The inquiry heard Celeste had raised concerns that her son was a risk to the public three years before his fatal attacks.

Valdo, whose family live in Wales, was studying and living in Nottingham when he experienced his first episode of psychosis, the inquiry heard.

He was born in Guinea-Bissau in 1991 and lived in Madeira, and then Lisbon, in Portugal as a young child, before his family moved to the UK when he was 16.

Celeste said she became aware something was wrong with her son in 2020, when he started to call the family "agitated and crying".

He was arrested in May 2020 after trying to break into a neighbour's flat, which led to his first admission to a psychiatric ward at Highbury Hospital in Nottingham on 25 May.

Nottinghamshire Police Valdo Calocane mugshotNottinghamshire Police

Valdo Calocane is currently serving an indefinite hospital order in a high-security facility

Celeste said she was told on that occasion, there was "no diagnosis" for her son at that stage because it was a first episode.

Valdo was discharged on 13 June but Celeste said she felt it was "too early" but said she had "no power" to do anything else beyond agreeing with admissions to hospital.

After his discharge on 11 July, Celeste said she called Valdo's mental health crisis team to say she was concerned he was becoming unwell again, but no further action was taken apart from a phone call to Valdo.

Two days later, Celeste was contacted by the crisis team to say Valdo had tried, again, to break into a neighbour's flat.

The inquiry heard Celeste raised concerns in August 2020 that he was a risk to other people.

Asked if anyone discussed this with her, she said: "I just had to navigate the system myself and try to make sense of what is going on."

She told the inquiry no-one explained the risks to her, what she needed to look out for, or what could happen.

"I was just navigating the system on my own," she said.

Celeste also told the inquiry no-one spoke to her about Valdo's risk to himself.

"At this point I don't even know what can happen to him.
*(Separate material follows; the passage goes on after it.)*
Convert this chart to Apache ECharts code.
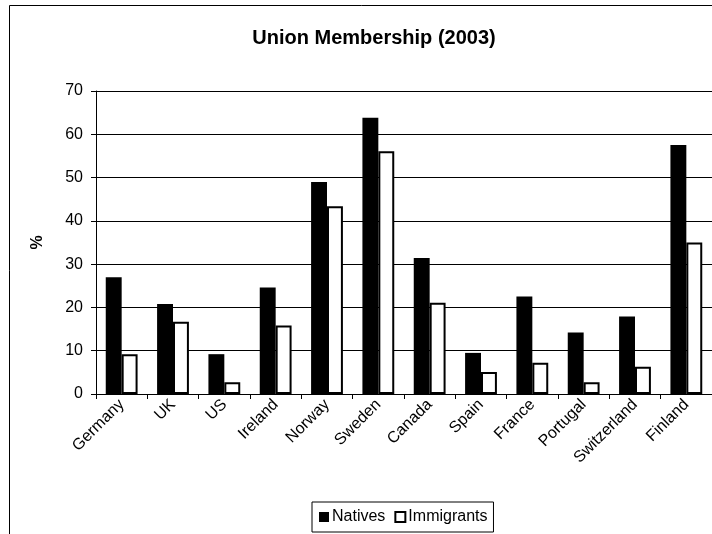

I'm just like living in anxiety basically," she said.

Later on Thursday, Celeste addressed the chair of the inquiry - retired senior judge Deborah Taylor KC - and said she wanted to help Taylor bring about changes "so no-one has to go through what happened".
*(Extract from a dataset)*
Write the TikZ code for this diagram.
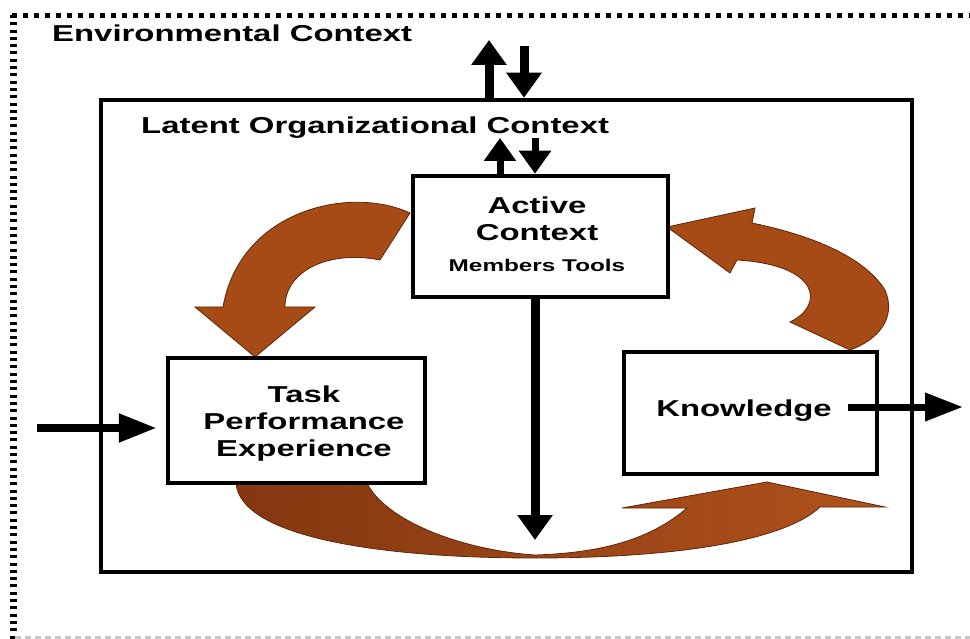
\documentclass[tikz,border=0pt]{standalone}
\usepackage{fontspec}
\setmainfont{Liberation Sans}[FakeStretch=1.43]
\usetikzlibrary{arrows.meta}
\definecolor{rust}{RGB}{166,75,22}
\definecolor{rustlight}{RGB}{176,82,28}
\definecolor{rustdark}{RGB}{132,55,16}
\definecolor{rustline}{RGB}{95,38,10}
\begin{document}
\begin{tikzpicture}[x=1pt,y=-1pt,
  frame/.style={draw, line width=4.5pt, fill=white, inner sep=0pt},
  txt/.style={align=center, inner sep=0pt, font=\bfseries\fontsize{23}{27}\selectfont},
  title/.style={anchor=base west, inner sep=0pt, font=\bfseries\fontsize{23}{27}\selectfont},
  vflow/.style={line width=9pt, -{Triangle[width=34pt,length=25pt]}},
  vflowsmall/.style={line width=7pt, -{Triangle[width=31pt,length=23pt]}},
  hflow/.style={line width=8pt, -{Triangle[width=27pt,length=38pt]}},
  curl/.style={draw=rustline, line width=0.8pt, fill=rust},
]
\useasboundingbox (0,0) rectangle (970,639);

% environmental context border
\draw[line width=5pt, dash pattern=on 5pt off 6pt] (12,15.5) -- (975,15.5);
\draw[line width=7pt, dash pattern=on 3pt off 4.3pt] (13,15) -- (13,645);
\draw[gray!45, line width=2.5pt, dash pattern=on 6pt off 4pt] (15,637.5) -- (975,637.5);

% latent organizational context
\node[draw, line width=4.5pt, minimum width=811pt, minimum height=472pt, inner sep=0pt] (latent) at (506.5,336) {};

\node[title] (envtitle) at (52,42) {Environmental Context};
\node[title] (lattitle) at (141,134) {Latent Organizational Context};

% curved flows
\draw[curl] (410,213) .. controls (350,185) and (240,210) .. (223,307)
  -- (195,307) -- (255,357) -- (315,307) -- (285,307)
  .. controls (285,270) and (330,250) .. (380,260) -- cycle;

\draw[curl] (850,350) -- (790,322)
  .. controls (825,305) and (820,265) .. (737,260)
  -- (730,273) -- (667,227) -- (755,208) -- (752,223)
  .. controls (815,236) and (865,258) .. (885,290)
  .. controls (897,318) and (878,340) .. (850,350) -- cycle;

\shadedraw[draw=rustline, line width=0.8pt, left color=rustdark, right color=rustlight]
  (236,483) .. controls (240,535) and (370,558) .. (535,558)
  .. controls (680,558) and (785,540) .. (820,507)
  -- (885,507) -- (767,482) -- (622,508) -- (687,508)
  .. controls (650,540) and (600,553) .. (535,555)
  .. controls (460,550) and (385,520) .. (367,483) -- cycle;

% boxes
\node[frame, minimum width=255pt, minimum height=121pt] (active) at (540.5,236.5) {};
\node[frame, minimum width=257pt, minimum height=125pt] (task) at (296.5,420.5) {};
\node[frame, minimum width=253pt, minimum height=122pt] (knowledge) at (750.5,413) {};

\node[txt] (activetext) at (537,234) {Active\\Context\\[4pt]{\fontsize{17}{20}\selectfont Members Tools}};
\node[txt] (tasktext) at (304,424) {Task\\Performance\\Experience};
\node[txt] (knowledgetext) at (744,411) {Knowledge};

% exchanges with the environment
\coordinate (envup) at (489,40);
\coordinate (envdown) at (524,46);
\draw[vflow] (latent.north -| envup) -- (envup);
\draw[vflow] (envdown) -- (latent.north -| envdown);

% exchanges with the latent context
\coordinate (latup) at (500,138);
\coordinate (latdown) at (535,138);
\draw[vflowsmall] (active.north -| latup) -- (latup);
\draw[vflowsmall] (latdown) -- (active.north -| latdown);

% active context down to the experience loop
\coordinate (downend) at (535,540);
\draw[vflow] (active.south -| downend) -- (downend);

% input and output
\coordinate (inflow) at (37,428);
\draw[hflow, shorten >=9pt] (inflow) -- (task.west |- inflow);
\coordinate (kstart) at (848,407);
\coordinate (outflow) at (963,407);
\draw[hflow, line width=7pt] (kstart) -- (outflow);
\end{tikzpicture}
\end{document}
"No brother or mother should be left alone in that situation to try to navigate the service," she said. "I think somebody should sit and explain to you, 'this is the diagnosis, this is what you need to know, this is what you have to look at'.
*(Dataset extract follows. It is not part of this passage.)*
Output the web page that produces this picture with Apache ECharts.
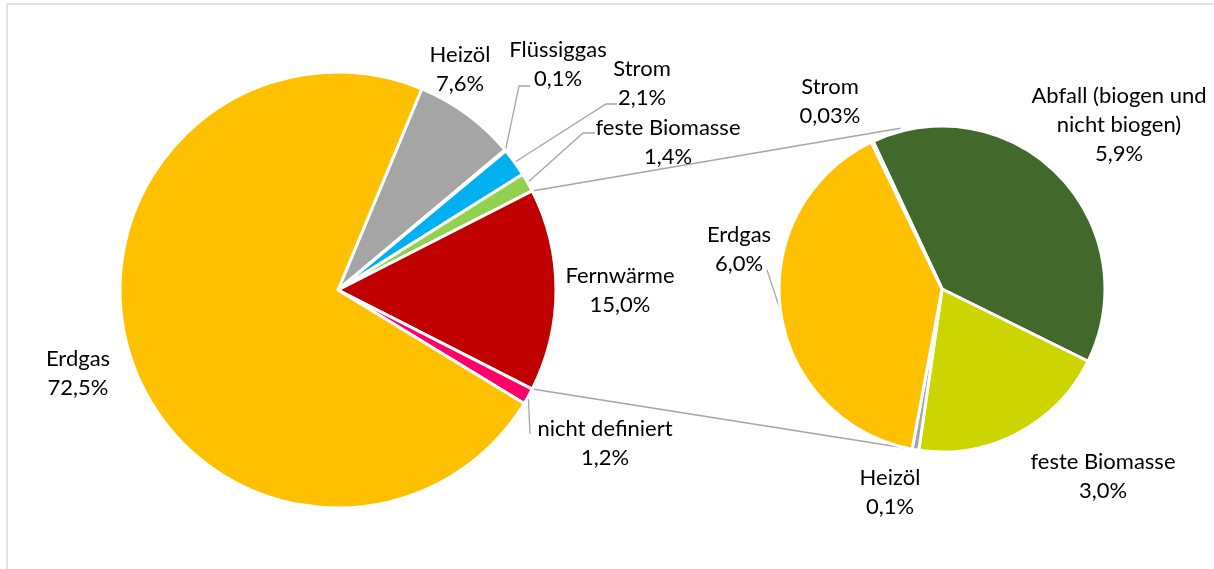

"The system is so broken. No-one should have to go to bed thinking I'm going to have a phone call tomorrow that something happened to my loved one.

"When it gets to crisis, it's too late."

At that point, one of the son's of Ian Coates, Darren, stormed out of the hearing room.

Ian Coates, Barnaby Webber and Grace O'Malley-Kumar

Ian Coates, Barnaby Webber and Grace O'Malley-Kumar were stabbed to death by Calocane

Valdo was sectioned four times between May 2020 and January 2022.

She said she spoke to mental health services "100 times" throughout his care but felt she had "no power".

She said she was not aware of Valdo's fourth hospital admission in 2022 until she received his records.

Celeste said: "I didn't know much of what was going on. The ties cut completely."

Valdo withdrew consent for details of his care to be shared with his mother in December 2021, a decision Celeste did not believe her son had the capacity to make.

By then, Celeste's contact with Valdo became less frequent and when they did speak, Valdo told his mum he was taking his medication and was "fine", she said.

The last time Celeste said she saw her son Valdo before his killings was in November 2022.

She told the inquiry she was on the way to a concert in Birmingham to surprise her daughter and Valdo decided to meet them.

The inquiry heard he was presentable, washed and clean, but that Celeste felt there was "a kind of emptiness" in him.

Celeste said mental health services and Valdo had told her he was "fine" and that she felt she had to adjust to a "new son".

She said: "Just looking at him as a person, there wasn't anything there.

"He wasn't the Valdo that I knew, that I raised in my house.

"He wasn't that Valdo when I look at him. He was empty. There was nothing there."

Celeste she said she felt there was nothing else she could have done.

She added: "This was my new son, so I just had to adjust to it."